2. The Ld. CIT(A) has erred in confirming the addition of Rs.29,78,650/- made u/s 56(2)(vii)(b) of the I.T.Act, despite of fact that provision of section 56(2)(vii)(b) brought in to statue book by the Finance Act 2013 w.e.f. 01.04.2014 hence not applicable to A.Y. 2012-13.

3. The appellant craves to leave to add, alter, amend or withdraw any ground/s of appeal on or before hearing of the appeal.”

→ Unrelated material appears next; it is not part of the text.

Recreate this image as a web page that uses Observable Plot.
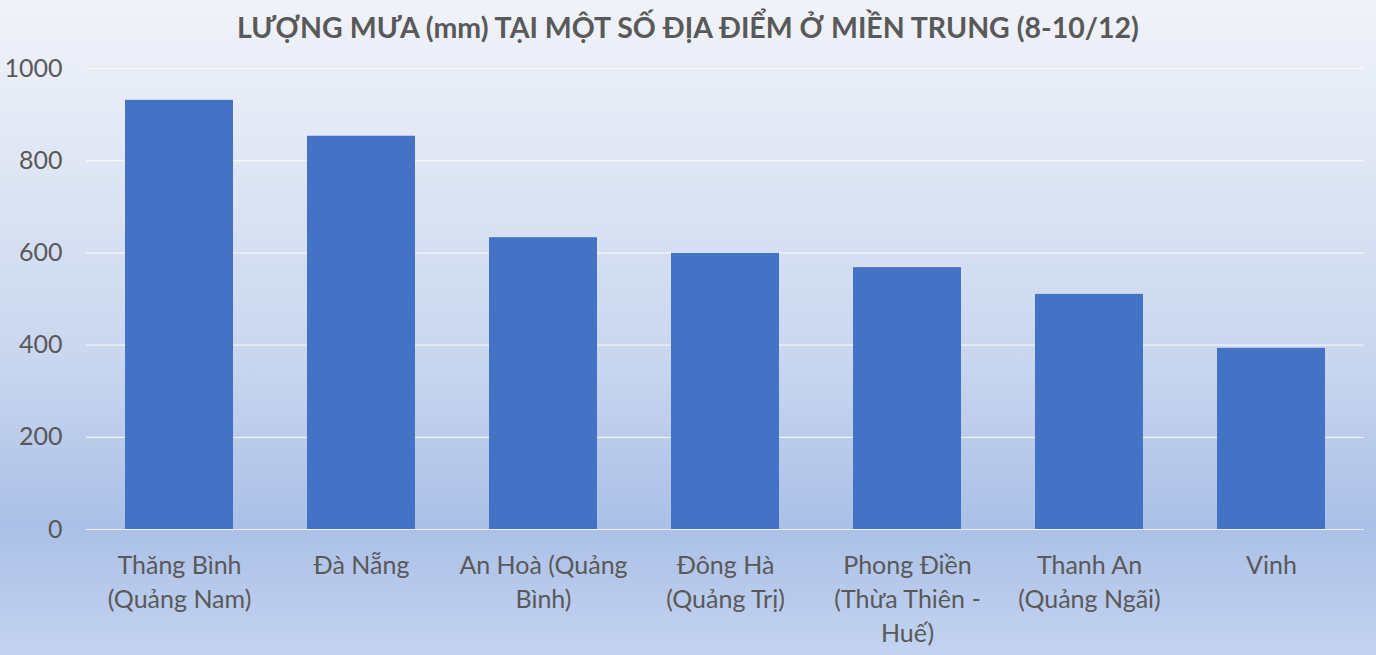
<!DOCTYPE html>
<html>
<head>
<meta charset="utf-8">
<script src="https://cdn.jsdelivr.net/npm/d3@7"></script>
<script src="https://cdn.jsdelivr.net/npm/@observablehq/plot@0.6"></script>
<style>
  html, body { margin: 0; padding: 0; }
  #chart {
    width: 1376px; height: 655px; overflow: hidden;
    background: linear-gradient(to bottom, #f1f3f9 0%, #dfe6f4 25%, #c9d6ef 55%, #abc0e7 80%, #c3d3f0 100%);
    font-family: Lato, "Open Sans", sans-serif;
  }
  #title {
    height: 55px; line-height: 55px; text-align: center;
    font-weight: bold; font-size: 28.5px; color: #595959;
  }
  #chart svg { display: block; background: transparent; overflow: visible; }
</style>
</head>
<body>
<div id="chart">
  <div id="title">LƯỢNG MƯA (mm) TẠI MỘT SỐ ĐỊA ĐIỂM Ở MIỀN TRUNG (8-10/12)</div>
</div>
<script>
const locations = [
  "Thăng Bình\n(Quảng Nam)",
  "Đà Nẵng",
  "An Hoà (Quảng\nBình)",
  "Đông Hà\n(Quảng Trị)",
  "Phong Điền\n(Thừa Thiên -\nHuế)",
  "Thanh An\n(Quảng Ngãi)",
  "Vinh"
];
const rainfall = [931, 853, 633, 599, 568, 510, 393];
const yTicks = [0, 200, 400, 600, 800, 1000];

const data = locations.map((loc, i) => ({loc, value: rainfall[i]}));

const chart = Plot.plot({
  width: 1376,
  height: 600,
  marginTop: 13,
  marginBottom: 126,
  marginLeft: 86,
  marginRight: 12,
  style: {background: "transparent", fontFamily: "Lato, 'Open Sans', sans-serif"},
  x: {domain: locations, paddingInner: 0.405, paddingOuter: 0.2025, label: null},
  y: {domain: [0, 1000], label: null},
  marks: [
    Plot.gridY(yTicks, {stroke: "#ffffff", strokeOpacity: 0.75, strokeWidth: 1.2}),
    Plot.barY(data, {x: "loc", y: "value", fill: "#4472c4"}),
    Plot.axisY(yTicks, {tickSize: 0, tickPadding: 24, fontSize: 25, fill: "#595959", tickFormat: d => String(d), label: null}),
    Plot.axisX({tickSize: 0, tickPadding: 20, fontSize: 25, fill: "#595959", lineHeight: 1.36, label: null})
  ]
});
document.getElementById("chart").appendChild(chart);
</script>
</body>
</html>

13. The issue involved in the case of Ashokkumar C. Joshi is exactly identical with the case of Pooja Dipen Joshi. Sh. Ashokkumar C. Joshi is also the co-owner having 11.11% share in the same property acquired at Rs.1.35 Crores as against the jantri value of Rs.4,03,07,857/-. The assessee’s share in the jantri value was Rs.44,78,650/- which was treated as ‘income from other sources’ u/s. 50C r.w.s. 56(2)(vii)(b) of the Act by the AO, which has been upheld by the ld. CIT(A). As already discussed elaborately in ITA No. 856/Ahd/2023, the provision of Section 56(2)(vii)(b) of the Act was not applicable in respect of inadequate consideration in the current year. Therefore, the addition as made by the AO is deleted. In this case, the CIT(A) had merely upheld the addition u/s. 50C r.w.s. 56(2)(vii)(b) of the Act and no separate addition was made u/s. 69C of the Act as in the case of Pooja Dipen Joshi. As the addition u/s.69C is not involved in the case of Ashokkumar C. Joshi, this issue is not required to be considered in this case.

14. In the result, appeal filed by the assessee is allowed.

15. In the combined result, the appeals filed by both the assessees are allowed.